Nioh 2 isn’t any other Soulslike; it’s what Team Ninja call ‘masocore’. Building on the tricky challenges of the first game, here things get even bigger and badder. But, among other evolutions on their own genre intricacies, so too can you get a little bigger and badder.
The large arsenal of possible weapons aren’t your only tools for spilling hot yokai blood. Your custom character is half-yokai themselves. Not only does this mean you can spend meter to enter a powered up state of demon-slapping fury, but that you can harvest the powers of defeated demons (like a Kurosawa-directed Mega Man). Having access to these super moves is a surprisingly fresh twist on the genre, giving you the option to literally press a ‘whack it with a giant hammer’ button if you just want to dish out some easy damage and take a breather.
(Image credit: Koei Tecmo)
It’s a world as lonely as you want to make it, too. Up to two friends can be summoned in to fight by your side (making the game much easier). Ghost data, previously the reserve of duels with player spirits where they’d been killed, can also be used to summon friendly AI-controlled assistance.
In my experience performance was great, easily handling a smooth 60fps, and even supporting 120fps (which has a tougher time when particle effects are buzzing away). At time of writing, there were issues with the keyboard overlay not displaying, but I have to recommend a controller for this one anyway. Thanks to the quickfire stance shifting and pulse timing, playing this on keyboard is the domain of those who love to touch type business emails directly into cryptographic ciphers. There’s some noticeable pop-in on some far off enemies, and some environment textures look a little dated, but the character designs and effects are on point, and its in-depth photo mode is one of the best around.

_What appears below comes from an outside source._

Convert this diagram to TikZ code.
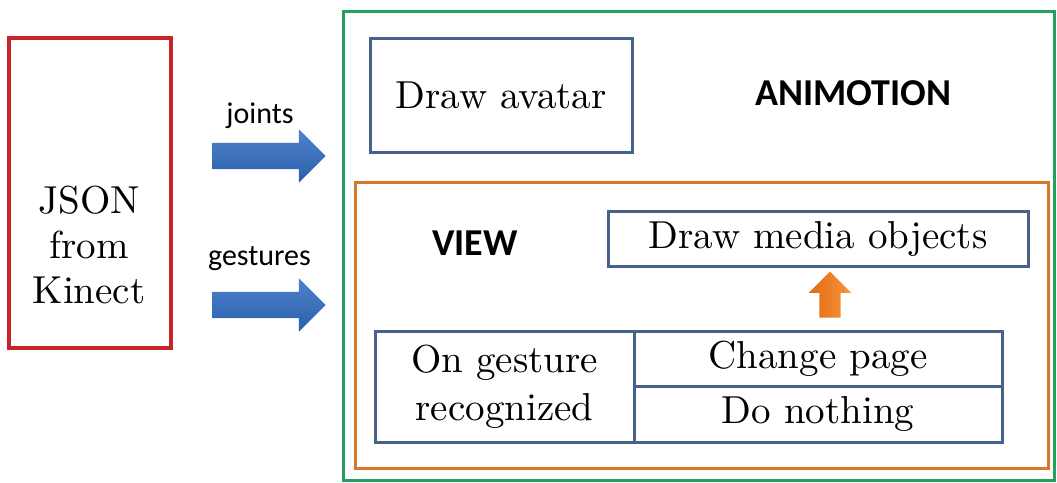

Nioh 2 runs and plays beautifully. Ever since Dark Souls set the world alight, FromSoftware have had plenty of imitators come for the crown. Often, even the better ones come with the caveat of not being as good. Nioh 2, though, evolves what was already unique about Nioh into something that Team Ninja can very much call their own. It might be operating in the same genre space, but Nioh 2 has its own flavour, and it’s like nothing else out there.